§ What is needed: Write out again, word for word, the lines below from the line that holds "Emit a Python" through the line that holds "0.04, 0.04, 0.04]", omitting pictures.

§ Input for this task:

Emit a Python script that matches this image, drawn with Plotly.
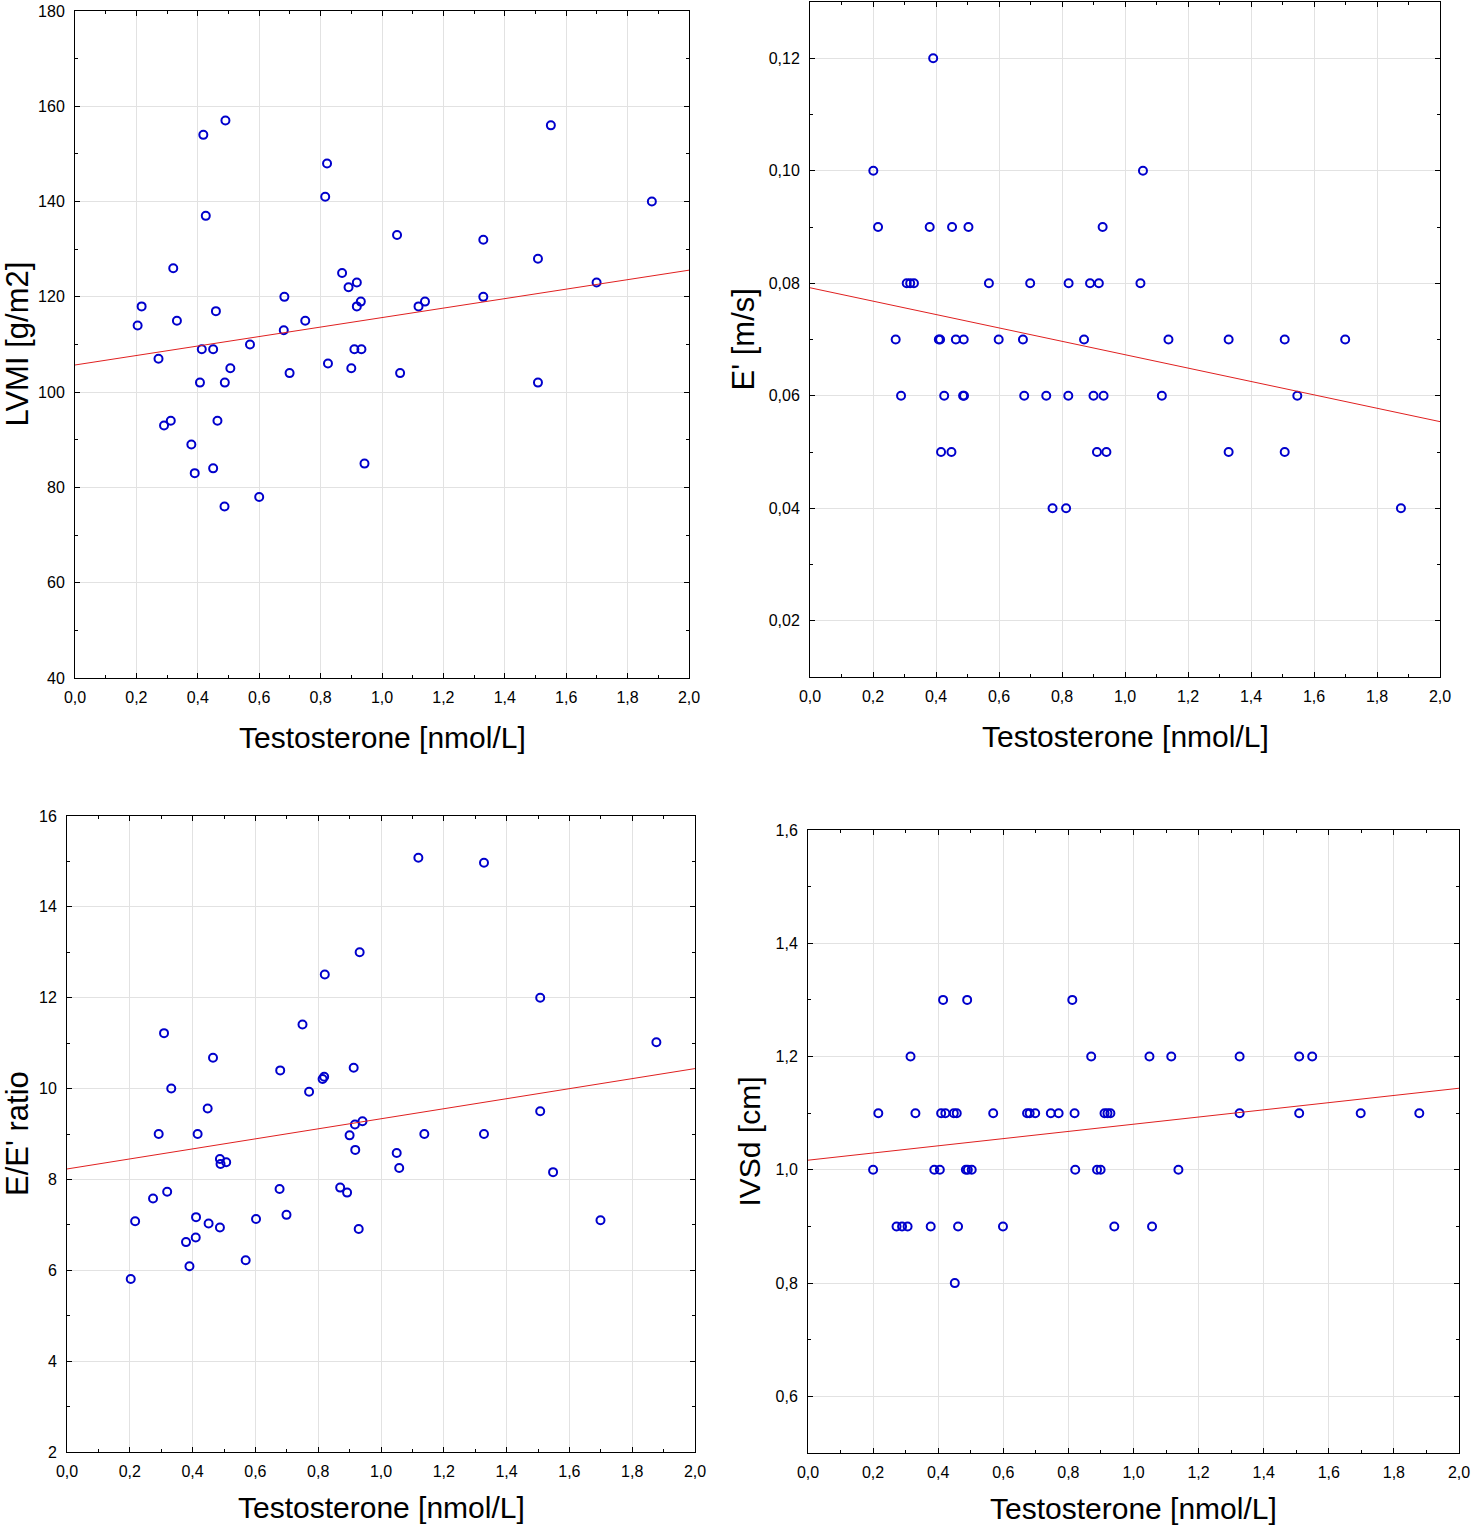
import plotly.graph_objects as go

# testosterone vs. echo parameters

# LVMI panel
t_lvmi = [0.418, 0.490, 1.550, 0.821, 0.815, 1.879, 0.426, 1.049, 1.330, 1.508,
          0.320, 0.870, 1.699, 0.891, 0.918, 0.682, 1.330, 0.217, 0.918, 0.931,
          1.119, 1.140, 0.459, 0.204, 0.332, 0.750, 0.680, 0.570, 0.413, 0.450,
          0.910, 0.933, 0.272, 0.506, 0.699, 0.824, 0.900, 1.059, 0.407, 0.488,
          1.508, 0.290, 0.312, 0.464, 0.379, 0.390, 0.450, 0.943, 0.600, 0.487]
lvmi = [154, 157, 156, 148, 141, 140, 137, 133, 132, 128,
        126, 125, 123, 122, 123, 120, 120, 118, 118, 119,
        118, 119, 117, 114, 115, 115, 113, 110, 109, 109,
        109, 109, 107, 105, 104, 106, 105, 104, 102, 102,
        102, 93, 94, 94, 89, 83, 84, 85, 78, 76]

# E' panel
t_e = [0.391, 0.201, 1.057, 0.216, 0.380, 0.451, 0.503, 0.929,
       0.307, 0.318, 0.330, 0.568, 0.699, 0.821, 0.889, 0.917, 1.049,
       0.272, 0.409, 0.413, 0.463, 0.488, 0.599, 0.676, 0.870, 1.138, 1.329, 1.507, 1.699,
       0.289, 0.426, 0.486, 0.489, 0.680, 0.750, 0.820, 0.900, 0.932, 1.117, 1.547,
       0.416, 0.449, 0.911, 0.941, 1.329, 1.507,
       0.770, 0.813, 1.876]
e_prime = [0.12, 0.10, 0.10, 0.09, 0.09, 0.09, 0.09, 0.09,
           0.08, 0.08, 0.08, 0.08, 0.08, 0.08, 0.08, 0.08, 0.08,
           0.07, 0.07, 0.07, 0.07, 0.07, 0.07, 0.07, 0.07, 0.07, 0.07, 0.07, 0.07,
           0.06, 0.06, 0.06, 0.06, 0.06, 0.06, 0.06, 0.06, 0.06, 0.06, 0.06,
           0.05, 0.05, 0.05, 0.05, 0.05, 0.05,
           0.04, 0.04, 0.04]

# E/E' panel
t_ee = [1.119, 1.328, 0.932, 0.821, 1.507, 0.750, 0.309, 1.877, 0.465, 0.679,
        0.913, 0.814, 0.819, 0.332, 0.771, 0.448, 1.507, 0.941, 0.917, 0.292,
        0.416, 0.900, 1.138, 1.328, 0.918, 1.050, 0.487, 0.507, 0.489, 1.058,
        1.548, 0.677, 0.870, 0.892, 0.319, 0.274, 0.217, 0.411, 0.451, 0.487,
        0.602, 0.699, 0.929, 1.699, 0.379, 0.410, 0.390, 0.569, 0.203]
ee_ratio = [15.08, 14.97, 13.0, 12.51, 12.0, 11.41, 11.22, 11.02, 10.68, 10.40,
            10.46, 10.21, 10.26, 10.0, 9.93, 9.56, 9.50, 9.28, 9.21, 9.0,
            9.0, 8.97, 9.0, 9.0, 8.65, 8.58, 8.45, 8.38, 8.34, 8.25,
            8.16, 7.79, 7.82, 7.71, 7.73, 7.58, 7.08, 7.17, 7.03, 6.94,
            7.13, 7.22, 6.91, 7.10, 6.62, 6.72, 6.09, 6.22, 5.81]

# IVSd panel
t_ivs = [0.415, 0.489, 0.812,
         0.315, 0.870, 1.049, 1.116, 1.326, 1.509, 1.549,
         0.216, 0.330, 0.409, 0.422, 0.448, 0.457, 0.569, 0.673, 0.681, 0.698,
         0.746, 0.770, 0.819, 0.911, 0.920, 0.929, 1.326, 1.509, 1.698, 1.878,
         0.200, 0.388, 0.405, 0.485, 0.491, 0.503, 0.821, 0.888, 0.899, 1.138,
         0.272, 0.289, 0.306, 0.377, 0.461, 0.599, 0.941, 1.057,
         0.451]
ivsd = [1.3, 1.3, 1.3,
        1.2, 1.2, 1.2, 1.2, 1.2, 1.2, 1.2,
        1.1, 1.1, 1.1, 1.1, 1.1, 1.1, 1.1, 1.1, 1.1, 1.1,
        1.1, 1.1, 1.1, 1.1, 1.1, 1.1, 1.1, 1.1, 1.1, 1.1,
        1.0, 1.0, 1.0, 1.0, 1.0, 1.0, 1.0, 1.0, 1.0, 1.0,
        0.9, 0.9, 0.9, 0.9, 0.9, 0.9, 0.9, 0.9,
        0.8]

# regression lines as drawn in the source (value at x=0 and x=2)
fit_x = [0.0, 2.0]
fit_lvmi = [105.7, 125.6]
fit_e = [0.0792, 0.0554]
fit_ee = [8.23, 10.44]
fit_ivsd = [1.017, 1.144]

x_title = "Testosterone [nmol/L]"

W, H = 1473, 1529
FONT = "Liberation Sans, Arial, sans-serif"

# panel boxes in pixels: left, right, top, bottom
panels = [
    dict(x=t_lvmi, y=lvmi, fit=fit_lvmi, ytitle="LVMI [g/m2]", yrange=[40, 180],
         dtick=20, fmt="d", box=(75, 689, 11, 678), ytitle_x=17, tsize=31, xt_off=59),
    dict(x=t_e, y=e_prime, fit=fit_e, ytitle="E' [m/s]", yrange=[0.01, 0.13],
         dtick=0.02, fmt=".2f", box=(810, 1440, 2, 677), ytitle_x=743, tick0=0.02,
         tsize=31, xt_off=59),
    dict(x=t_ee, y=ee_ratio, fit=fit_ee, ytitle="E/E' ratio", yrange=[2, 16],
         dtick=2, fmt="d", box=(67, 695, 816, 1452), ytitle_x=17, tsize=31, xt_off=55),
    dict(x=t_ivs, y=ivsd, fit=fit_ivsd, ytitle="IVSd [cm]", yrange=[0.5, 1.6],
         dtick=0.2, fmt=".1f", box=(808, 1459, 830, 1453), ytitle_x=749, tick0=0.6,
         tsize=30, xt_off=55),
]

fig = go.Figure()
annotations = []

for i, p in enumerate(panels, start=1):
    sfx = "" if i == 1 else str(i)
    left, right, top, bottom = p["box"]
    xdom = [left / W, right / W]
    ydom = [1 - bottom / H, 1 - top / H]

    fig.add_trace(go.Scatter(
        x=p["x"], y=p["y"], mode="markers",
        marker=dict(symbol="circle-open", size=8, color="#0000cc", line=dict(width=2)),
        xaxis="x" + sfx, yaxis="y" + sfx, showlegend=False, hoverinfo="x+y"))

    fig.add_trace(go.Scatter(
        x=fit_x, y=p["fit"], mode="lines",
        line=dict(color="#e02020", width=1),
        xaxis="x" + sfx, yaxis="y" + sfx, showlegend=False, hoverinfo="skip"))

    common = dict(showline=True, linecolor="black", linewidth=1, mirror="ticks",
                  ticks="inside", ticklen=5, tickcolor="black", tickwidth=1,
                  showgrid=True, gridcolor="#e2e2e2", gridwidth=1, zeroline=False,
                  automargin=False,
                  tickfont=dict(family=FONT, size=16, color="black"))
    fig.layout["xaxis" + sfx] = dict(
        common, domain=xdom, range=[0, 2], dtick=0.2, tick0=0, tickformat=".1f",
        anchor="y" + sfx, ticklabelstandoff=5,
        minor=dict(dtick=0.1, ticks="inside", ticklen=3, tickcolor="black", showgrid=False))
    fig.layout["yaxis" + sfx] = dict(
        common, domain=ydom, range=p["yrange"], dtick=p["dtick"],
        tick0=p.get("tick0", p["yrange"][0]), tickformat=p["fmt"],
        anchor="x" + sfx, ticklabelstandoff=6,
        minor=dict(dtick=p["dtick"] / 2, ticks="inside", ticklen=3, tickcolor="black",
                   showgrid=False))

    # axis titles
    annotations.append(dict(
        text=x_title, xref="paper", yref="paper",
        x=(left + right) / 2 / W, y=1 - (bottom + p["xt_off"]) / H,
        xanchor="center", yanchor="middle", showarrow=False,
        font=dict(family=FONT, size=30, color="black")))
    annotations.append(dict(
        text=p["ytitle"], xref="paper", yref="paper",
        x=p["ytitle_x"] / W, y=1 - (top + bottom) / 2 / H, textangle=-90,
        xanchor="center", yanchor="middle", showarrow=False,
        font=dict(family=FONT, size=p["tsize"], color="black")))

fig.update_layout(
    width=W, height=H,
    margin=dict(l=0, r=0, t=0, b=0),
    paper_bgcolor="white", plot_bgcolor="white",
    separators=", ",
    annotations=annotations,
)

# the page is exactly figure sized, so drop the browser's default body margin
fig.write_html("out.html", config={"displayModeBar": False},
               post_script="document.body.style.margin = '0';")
* * *
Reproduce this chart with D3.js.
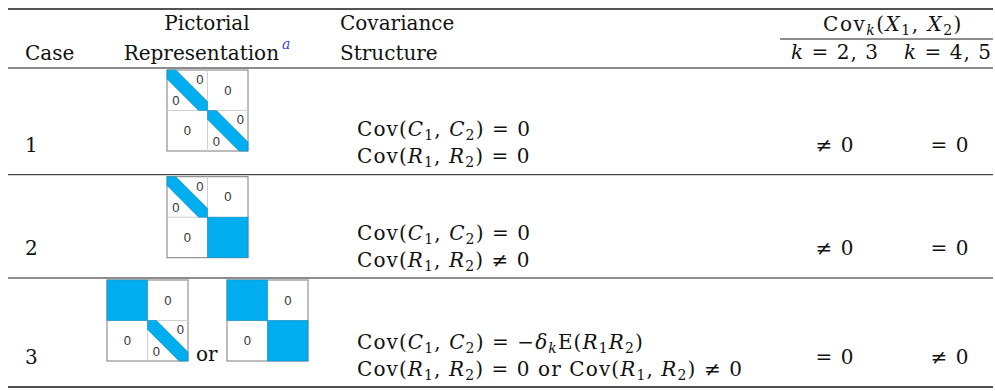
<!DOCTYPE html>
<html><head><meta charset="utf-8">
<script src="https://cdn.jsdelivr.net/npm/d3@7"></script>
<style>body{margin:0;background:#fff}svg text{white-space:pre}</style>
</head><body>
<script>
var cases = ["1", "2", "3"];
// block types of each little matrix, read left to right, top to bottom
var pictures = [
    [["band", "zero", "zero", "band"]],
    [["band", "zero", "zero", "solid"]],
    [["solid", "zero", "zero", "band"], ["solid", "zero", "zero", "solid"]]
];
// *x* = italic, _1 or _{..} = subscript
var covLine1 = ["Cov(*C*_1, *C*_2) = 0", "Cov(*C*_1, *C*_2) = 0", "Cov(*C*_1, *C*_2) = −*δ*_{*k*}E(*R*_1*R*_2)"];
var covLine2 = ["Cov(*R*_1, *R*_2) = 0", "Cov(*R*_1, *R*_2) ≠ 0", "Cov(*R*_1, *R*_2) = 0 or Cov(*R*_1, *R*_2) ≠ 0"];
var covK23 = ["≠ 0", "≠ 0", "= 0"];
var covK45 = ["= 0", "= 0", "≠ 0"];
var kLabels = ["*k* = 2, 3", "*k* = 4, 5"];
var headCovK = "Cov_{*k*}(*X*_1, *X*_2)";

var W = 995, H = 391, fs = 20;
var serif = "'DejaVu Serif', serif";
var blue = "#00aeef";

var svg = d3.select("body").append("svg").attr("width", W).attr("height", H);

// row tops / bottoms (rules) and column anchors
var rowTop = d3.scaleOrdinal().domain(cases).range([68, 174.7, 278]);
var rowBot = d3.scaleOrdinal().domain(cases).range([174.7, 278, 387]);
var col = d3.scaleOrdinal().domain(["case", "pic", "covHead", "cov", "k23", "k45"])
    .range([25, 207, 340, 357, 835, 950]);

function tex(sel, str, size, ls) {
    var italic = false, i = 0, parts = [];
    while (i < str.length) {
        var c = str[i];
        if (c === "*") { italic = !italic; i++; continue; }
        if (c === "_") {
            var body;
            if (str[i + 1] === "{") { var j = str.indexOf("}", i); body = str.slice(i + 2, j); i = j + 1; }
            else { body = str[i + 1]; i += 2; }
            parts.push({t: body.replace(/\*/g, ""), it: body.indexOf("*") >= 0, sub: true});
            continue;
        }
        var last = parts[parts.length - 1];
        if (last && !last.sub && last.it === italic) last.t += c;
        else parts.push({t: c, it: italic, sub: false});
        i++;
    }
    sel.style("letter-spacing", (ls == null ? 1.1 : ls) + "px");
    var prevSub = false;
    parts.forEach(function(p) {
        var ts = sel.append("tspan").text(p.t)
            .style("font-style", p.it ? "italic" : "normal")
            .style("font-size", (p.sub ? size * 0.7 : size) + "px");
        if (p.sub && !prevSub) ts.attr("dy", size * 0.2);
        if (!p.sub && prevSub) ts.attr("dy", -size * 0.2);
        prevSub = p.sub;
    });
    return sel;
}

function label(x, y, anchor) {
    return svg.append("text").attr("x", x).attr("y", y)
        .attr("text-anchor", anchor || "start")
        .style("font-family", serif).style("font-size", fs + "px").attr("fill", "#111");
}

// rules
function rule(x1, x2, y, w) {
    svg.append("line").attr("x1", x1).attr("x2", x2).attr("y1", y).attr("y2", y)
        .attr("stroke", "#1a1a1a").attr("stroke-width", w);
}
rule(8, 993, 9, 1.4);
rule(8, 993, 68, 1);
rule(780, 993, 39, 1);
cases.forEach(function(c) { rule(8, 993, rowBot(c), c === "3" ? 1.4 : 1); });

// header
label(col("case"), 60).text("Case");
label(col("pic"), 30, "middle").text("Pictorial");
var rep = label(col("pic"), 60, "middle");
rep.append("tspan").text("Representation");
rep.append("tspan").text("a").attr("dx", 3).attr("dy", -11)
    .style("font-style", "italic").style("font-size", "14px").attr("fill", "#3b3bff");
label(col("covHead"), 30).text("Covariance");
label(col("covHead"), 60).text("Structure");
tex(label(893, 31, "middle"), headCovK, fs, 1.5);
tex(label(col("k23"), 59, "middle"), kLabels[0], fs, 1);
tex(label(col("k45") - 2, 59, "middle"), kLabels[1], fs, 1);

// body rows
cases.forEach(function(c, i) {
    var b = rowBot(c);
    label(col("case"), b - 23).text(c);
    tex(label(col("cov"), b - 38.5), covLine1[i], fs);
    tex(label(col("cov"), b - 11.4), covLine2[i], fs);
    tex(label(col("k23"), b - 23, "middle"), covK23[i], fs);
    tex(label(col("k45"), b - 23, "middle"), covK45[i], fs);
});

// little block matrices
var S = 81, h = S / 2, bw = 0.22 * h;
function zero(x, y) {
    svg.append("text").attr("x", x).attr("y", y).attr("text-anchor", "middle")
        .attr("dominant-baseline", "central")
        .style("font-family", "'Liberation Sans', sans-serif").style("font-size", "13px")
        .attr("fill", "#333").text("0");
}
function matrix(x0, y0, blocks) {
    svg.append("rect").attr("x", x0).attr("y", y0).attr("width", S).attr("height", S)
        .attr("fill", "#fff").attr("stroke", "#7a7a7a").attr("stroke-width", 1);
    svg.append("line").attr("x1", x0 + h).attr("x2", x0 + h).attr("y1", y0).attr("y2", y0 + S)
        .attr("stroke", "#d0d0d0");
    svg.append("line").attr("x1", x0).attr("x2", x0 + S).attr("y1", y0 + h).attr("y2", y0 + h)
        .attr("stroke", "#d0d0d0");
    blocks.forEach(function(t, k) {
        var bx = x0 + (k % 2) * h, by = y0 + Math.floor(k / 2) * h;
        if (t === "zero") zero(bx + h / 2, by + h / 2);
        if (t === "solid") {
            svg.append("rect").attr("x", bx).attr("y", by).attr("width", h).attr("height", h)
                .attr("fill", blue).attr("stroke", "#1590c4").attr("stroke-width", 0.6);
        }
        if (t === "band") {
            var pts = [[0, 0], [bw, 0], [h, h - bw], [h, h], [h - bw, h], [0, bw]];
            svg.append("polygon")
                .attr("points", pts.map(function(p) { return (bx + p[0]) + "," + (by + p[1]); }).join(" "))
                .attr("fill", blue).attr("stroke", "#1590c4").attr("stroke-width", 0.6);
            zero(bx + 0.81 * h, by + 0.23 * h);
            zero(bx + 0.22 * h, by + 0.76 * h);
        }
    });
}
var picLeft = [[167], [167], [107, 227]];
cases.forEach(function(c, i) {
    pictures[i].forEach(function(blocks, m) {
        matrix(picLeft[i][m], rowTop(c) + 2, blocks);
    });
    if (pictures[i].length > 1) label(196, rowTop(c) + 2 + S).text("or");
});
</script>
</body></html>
* * *
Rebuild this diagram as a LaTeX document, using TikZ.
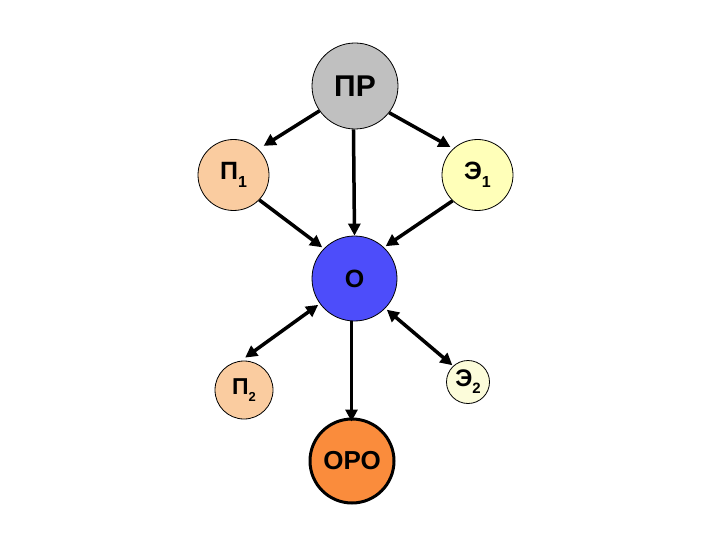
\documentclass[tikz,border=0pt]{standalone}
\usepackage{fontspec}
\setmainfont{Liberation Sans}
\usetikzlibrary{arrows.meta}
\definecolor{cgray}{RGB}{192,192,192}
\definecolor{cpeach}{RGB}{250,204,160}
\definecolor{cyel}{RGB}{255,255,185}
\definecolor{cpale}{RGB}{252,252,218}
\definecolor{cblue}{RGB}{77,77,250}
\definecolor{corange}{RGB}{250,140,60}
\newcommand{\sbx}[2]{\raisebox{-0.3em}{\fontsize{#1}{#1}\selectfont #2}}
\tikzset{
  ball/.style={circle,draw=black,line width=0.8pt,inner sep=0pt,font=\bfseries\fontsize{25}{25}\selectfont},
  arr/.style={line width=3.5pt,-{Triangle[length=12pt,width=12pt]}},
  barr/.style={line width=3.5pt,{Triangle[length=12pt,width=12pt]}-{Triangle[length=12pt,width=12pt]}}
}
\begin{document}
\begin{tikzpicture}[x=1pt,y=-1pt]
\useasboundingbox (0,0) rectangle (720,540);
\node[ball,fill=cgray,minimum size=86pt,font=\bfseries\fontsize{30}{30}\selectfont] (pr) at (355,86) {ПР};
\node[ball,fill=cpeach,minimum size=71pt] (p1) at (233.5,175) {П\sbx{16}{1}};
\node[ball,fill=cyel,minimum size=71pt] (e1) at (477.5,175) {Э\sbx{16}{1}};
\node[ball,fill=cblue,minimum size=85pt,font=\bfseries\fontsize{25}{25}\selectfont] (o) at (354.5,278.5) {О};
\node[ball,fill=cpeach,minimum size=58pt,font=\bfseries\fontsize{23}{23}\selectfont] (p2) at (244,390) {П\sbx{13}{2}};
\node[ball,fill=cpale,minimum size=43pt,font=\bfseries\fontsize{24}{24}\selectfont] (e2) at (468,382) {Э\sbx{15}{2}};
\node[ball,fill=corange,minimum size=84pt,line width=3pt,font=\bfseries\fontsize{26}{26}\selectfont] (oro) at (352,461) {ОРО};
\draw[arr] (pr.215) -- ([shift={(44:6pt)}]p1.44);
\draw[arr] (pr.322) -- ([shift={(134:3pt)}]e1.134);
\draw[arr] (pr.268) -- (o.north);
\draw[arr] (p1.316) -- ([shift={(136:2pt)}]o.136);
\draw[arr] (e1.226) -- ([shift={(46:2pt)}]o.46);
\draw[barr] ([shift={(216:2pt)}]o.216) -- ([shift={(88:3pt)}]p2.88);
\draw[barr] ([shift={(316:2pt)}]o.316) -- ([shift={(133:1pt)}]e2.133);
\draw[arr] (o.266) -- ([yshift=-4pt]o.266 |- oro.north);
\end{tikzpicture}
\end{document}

§ Finished answer:
Emit a Python script that matches this image, drawn with Plotly.
import plotly.graph_objects as go

# testosterone vs. echo parameters

# LVMI panel
t_lvmi = [0.418, 0.490, 1.550, 0.821, 0.815, 1.879, 0.426, 1.049, 1.330, 1.508,
          0.320, 0.870, 1.699, 0.891, 0.918, 0.682, 1.330, 0.217, 0.918, 0.931,
          1.119, 1.140, 0.459, 0.204, 0.332, 0.750, 0.680, 0.570, 0.413, 0.450,
          0.910, 0.933, 0.272, 0.506, 0.699, 0.824, 0.900, 1.059, 0.407, 0.488,
          1.508, 0.290, 0.312, 0.464, 0.379, 0.390, 0.450, 0.943, 0.600, 0.487]
lvmi = [154, 157, 156, 148, 141, 140, 137, 133, 132, 128,
        126, 125, 123, 122, 123, 120, 120, 118, 118, 119,
        118, 119, 117, 114, 115, 115, 113, 110, 109, 109,
        109, 109, 107, 105, 104, 106, 105, 104, 102, 102,
        102, 93, 94, 94, 89, 83, 84, 85, 78, 76]

# E' panel
t_e = [0.391, 0.201, 1.057, 0.216, 0.380, 0.451, 0.503, 0.929,
       0.307, 0.318, 0.330, 0.568, 0.699, 0.821, 0.889, 0.917, 1.049,
       0.272, 0.409, 0.413, 0.463, 0.488, 0.599, 0.676, 0.870, 1.138, 1.329, 1.507, 1.699,
       0.289, 0.426, 0.486, 0.489, 0.680, 0.750, 0.820, 0.900, 0.932, 1.117, 1.547,
       0.416, 0.449, 0.911, 0.941, 1.329, 1.507,
       0.770, 0.813, 1.876]
e_prime = [0.12, 0.10, 0.10, 0.09, 0.09, 0.09, 0.09, 0.09,
           0.08, 0.08, 0.08, 0.08, 0.08, 0.08, 0.08, 0.08, 0.08,
           0.07, 0.07, 0.07, 0.07, 0.07, 0.07, 0.07, 0.07, 0.07, 0.07, 0.07, 0.07,
           0.06, 0.06, 0.06, 0.06, 0.06, 0.06, 0.06, 0.06, 0.06, 0.06, 0.06,
           0.05, 0.05, 0.05, 0.05, 0.05, 0.05,
           0.04, 0.04, 0.04]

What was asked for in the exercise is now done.